**SOURCE EXCERPT:**
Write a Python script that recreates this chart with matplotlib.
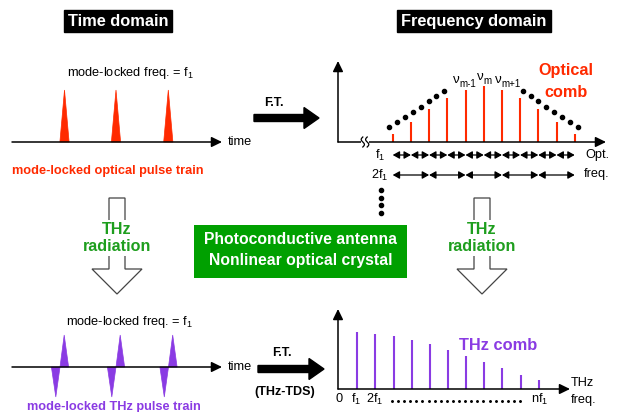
import numpy as np
import matplotlib
matplotlib.use("Agg")
import matplotlib.pyplot as plt
from matplotlib.patches import Polygon, Rectangle, FancyArrow

plt.rcParams['font.family'] = ['Liberation Sans', 'DejaVu Sans']
plt.rcParams['mathtext.fontset'] = 'custom'
plt.rcParams['mathtext.rm'] = 'Liberation Sans'
plt.rcParams['mathtext.it'] = 'Liberation Sans:italic'
plt.rcParams['mathtext.bf'] = 'Liberation Sans:bold'

# ---- data ----
optical_pulse_pos = [64.5, 116, 168.3]
optical_pulse_height = [52, 52, 52]
thz_pulse_pos = [60, 116, 168.5]
thz_pulse_up = [32, 32, 32]
thz_pulse_down = [30, 30, 30]
optical_comb_heights = [8, 20, 33, 44, 52, 56, 52, 44, 33, 20, 8]
thz_comb_heights = [57, 55, 53, 49, 45, 39, 33, 27, 21, 14, 9]
envelope_left = [(389, 127), (397, 122), (405, 117), (413, 112), (421, 107), (429, 101), (436, 96), (444, 91)]
nu_subscripts = ['m-1', 'm', 'm+1']
thz_tick_labels = ['0', r'f$\mathregular{_1}$', r'2f$\mathregular{_1}$', r'nf$\mathregular{_1}$']

RED = '#FF2A00'
PURPLE = '#8A3BE3'
GREEN_TXT = '#1E9E1E'
GREEN_BOX = '#00A000'

fig = plt.figure(figsize=(6.17, 4.12), dpi=100)
ax = fig.add_axes([0, 0, 1, 1])
ax.set_xlim(0, 617)
ax.set_ylim(412, 0)
ax.axis('off')

def axis_arrow(x0, y0, x1, y1, ms=14, lw=1.1):
    ax.annotate('', xy=(x1, y1), xytext=(x0, y0),
                arrowprops=dict(arrowstyle='-|>,head_length=0.45,head_width=0.22',
                                color='black', lw=lw,
                                shrinkA=0, shrinkB=0, mutation_scale=ms))

def dbl_arrow(x0, x1, y, ms=8):
    ax.annotate('', xy=(x1, y), xytext=(x0, y),
                arrowprops=dict(arrowstyle='<|-|>,head_length=0.5,head_width=0.28',
                                color='black', lw=0.9,
                                shrinkA=0, shrinkB=0, mutation_scale=ms))

# ---- headers ----
for cx, txt in [(118, 'Time domain'), (474, 'Frequency domain')]:
    ax.text(cx, 21, txt, color='white', fontsize=11.8, fontweight='bold',
            ha='center', va='center',
            bbox=dict(boxstyle='square,pad=0.24', fc='black', ec='black'))

# ---- top-left: optical pulse train ----
base_top = 142
axis_arrow(12, base_top, 222, base_top)
for c, h in zip(optical_pulse_pos, optical_pulse_height):
    ax.add_patch(Polygon([(c - 4.6, base_top), (c, base_top - h), (c + 4.6, base_top)],
                         closed=True, fc=RED, ec=RED, lw=0.5))
ax.text(228, base_top, 'time', fontsize=9.2, ha='left', va='center')
ax.text(67, 73, r'mode-locked freq. = f$\mathregular{_1}$', fontsize=9.2, ha='left', va='center')
ax.text(108, 171, 'mode-locked optical pulse train', color=RED, fontsize=9.2,
        fontweight='bold', ha='center', va='center')

# F.T. arrow top
ax.add_patch(FancyArrow(254, 118, 65, 0, width=7, head_width=21, head_length=15,
                        length_includes_head=True, fc='black', ec='black'))
ax.text(274, 103, 'F.T.', fontsize=9, fontweight='bold', ha='center', va='center')

# ---- top-right: optical comb ----
fy = 142
axis_arrow(338, fy, 338, 61)
axis_arrow(338, fy, 606, fy)
# axis break
ax.add_patch(Rectangle((361, fy - 3), 8, 6, fc='white', ec='none', zorder=3))
tt = np.linspace(-1, 1, 30)
for off in (-2.2, 2.2):
    ax.plot(365 + off + 1.6 * np.sin(np.pi * tt), fy + 5 * tt, color='black', lw=0.9, zorder=4)

comb_x = 392.7 + 18.2 * np.arange(len(optical_comb_heights))
for x, h in zip(comb_x, optical_comb_heights):
    ax.plot([x, x], [fy, fy - h], color=RED, lw=1.5, solid_capstyle='butt')
ex = [p[0] for p in envelope_left]
ey = [p[1] for p in envelope_left]
ex_r = [967 - x for x in ex[::-1]]
ey_r = ey[::-1]
ax.plot(ex + ex_r, ey + ey_r, 'o', color='black', ms=3, ls='none')
for xl, yl, sub in zip([453, 477, 495], [80, 77, 80], nu_subscripts):
    ax.text(xl, yl, 'ν', fontsize=9.5, ha='left', va='center')
    ax.text(xl + 6.5, yl + 4, sub, fontsize=7, ha='left', va='center')
ax.text(566, 70, 'Optical', color=RED, fontsize=11.7, fontweight='bold', ha='center', va='center')
ax.text(566, 92, 'comb', color=RED, fontsize=11.7, fontweight='bold', ha='center', va='center')

ax.text(380, 155, r'f$\mathregular{_1}$', fontsize=9.2, ha='center', va='center')
for i in range(len(comb_x) - 1):
    dbl_arrow(comb_x[i], comb_x[i + 1], 155)
ax.text(380, 175, r'2f$\mathregular{_1}$', fontsize=9.2, ha='center', va='center')
for i in range(0, len(comb_x) - 2, 2):
    dbl_arrow(comb_x[i], comb_x[i + 2], 175)
ax.text(585, 155, 'Opt.', fontsize=9.2, ha='left', va='center')
ax.text(584, 174, 'freq.', fontsize=9.2, ha='left', va='center')
ax.plot([381] * 4, [190, 197.5, 205, 213], 'o', color='black', ms=3, ls='none')

# ---- middle: hollow arrows + green box ----
def hollow_arrow(cx):
    pts = [(cx - 8, 198), (cx + 8, 198), (cx + 8, 269), (cx + 25, 269), (cx, 294),
           (cx - 25, 269), (cx - 8, 269)]
    ax.add_patch(Polygon(pts, closed=True, fc='white', ec='#444444', lw=0.9))
    ax.text(cx, 238, 'THz\nradiation', color=GREEN_TXT, fontsize=11.6, fontweight='bold',
            ha='center', va='center', linespacing=1.15,
            bbox=dict(boxstyle='square,pad=0.1', fc='white', ec='none'))

hollow_arrow(117)
hollow_arrow(482)
ax.add_patch(Rectangle((194, 225), 213, 53, fc=GREEN_BOX, ec='none'))
ax.text(300.5, 239, 'Photoconductive antenna', color='white', fontsize=11.3,
        fontweight='bold', ha='center', va='center')
ax.text(300.5, 261, 'Nonlinear optical crystal', color='white', fontsize=11.3,
        fontweight='bold', ha='center', va='center')

# ---- bottom-left: THz pulse train ----
base_bot = 367
axis_arrow(12, base_bot, 222, base_bot)
for c, up, dn in zip(thz_pulse_pos, thz_pulse_up, thz_pulse_down):
    ax.add_patch(Polygon([(c, base_bot), (c + 4.2, base_bot - up), (c + 8.6, base_bot)],
                         closed=True, fc=PURPLE, ec=PURPLE, lw=0.5))
    ax.add_patch(Polygon([(c - 8.6, base_bot), (c - 4.2, base_bot + dn), (c, base_bot)],
                         closed=True, fc=PURPLE, ec=PURPLE, lw=0.5))
ax.text(228, base_bot, 'time', fontsize=9.2, ha='left', va='center')
ax.text(66, 322, r'mode-locked freq. = f$\mathregular{_1}$', fontsize=9.2, ha='left', va='center')
ax.text(114, 407, 'mode-locked THz pulse train', color=PURPLE, fontsize=9.2,
        fontweight='bold', ha='center', va='center')

ax.add_patch(FancyArrow(258, 369, 66, 0, width=7, head_width=21, head_length=15,
                        length_includes_head=True, fc='black', ec='black'))
ax.text(282, 353, 'F.T.', fontsize=9, fontweight='bold', ha='center', va='center')
ax.text(285, 392, '(THz-TDS)', fontsize=9, fontweight='bold', ha='center', va='center')

# ---- bottom-right: THz comb ----
ty = 389
axis_arrow(338, ty, 338, 309)
axis_arrow(338, ty, 570, ty)
thz_x = 357.3 + 18.14 * np.arange(len(thz_comb_heights))
for x, h in zip(thz_x, thz_comb_heights):
    ax.plot([x, x], [ty, ty - h], color=PURPLE, lw=1.5, solid_capstyle='butt')
ax.text(498, 345, 'THz comb', color=PURPLE, fontsize=11.8, fontweight='bold',
        ha='center', va='center')
ax.text(582, 383, 'THz', fontsize=9.2, ha='center', va='center')
ax.text(584, 400, 'freq.', fontsize=9.2, ha='center', va='center')
for xl, lab in zip([339, 356, 375, 540], thz_tick_labels):
    ax.text(xl, 399, lab, fontsize=9.2, ha='center', va='center')
ax.plot(np.linspace(392, 520, 22), [401] * 22, 'o', color='black', ms=1.1, ls='none')

fig.savefig('out.png', dpi=100)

**WRITTEN TASK:**
Without the pictures, please reproduce each line of the listing above exactly, from the first one through the line bearing "GREEN_BOX = '#00A000'".

**IN RESPONSE:**
Write a Python script that recreates this chart with matplotlib.
import numpy as np
import matplotlib
matplotlib.use("Agg")
import matplotlib.pyplot as plt
from matplotlib.patches import Polygon, Rectangle, FancyArrow

plt.rcParams['font.family'] = ['Liberation Sans', 'DejaVu Sans']
plt.rcParams['mathtext.fontset'] = 'custom'
plt.rcParams['mathtext.rm'] = 'Liberation Sans'
plt.rcParams['mathtext.it'] = 'Liberation Sans:italic'
plt.rcParams['mathtext.bf'] = 'Liberation Sans:bold'

# ---- data ----
optical_pulse_pos = [64.5, 116, 168.3]
optical_pulse_height = [52, 52, 52]
thz_pulse_pos = [60, 116, 168.5]
thz_pulse_up = [32, 32, 32]
thz_pulse_down = [30, 30, 30]
optical_comb_heights = [8, 20, 33, 44, 52, 56, 52, 44, 33, 20, 8]
thz_comb_heights = [57, 55, 53, 49, 45, 39, 33, 27, 21, 14, 9]
envelope_left = [(389, 127), (397, 122), (405, 117), (413, 112), (421, 107), (429, 101), (436, 96), (444, 91)]
nu_subscripts = ['m-1', 'm', 'm+1']
thz_tick_labels = ['0', r'f$\mathregular{_1}$', r'2f$\mathregular{_1}$', r'nf$\mathregular{_1}$']

RED = '#FF2A00'
PURPLE = '#8A3BE3'
GREEN_TXT = '#1E9E1E'
GREEN_BOX = '#00A000'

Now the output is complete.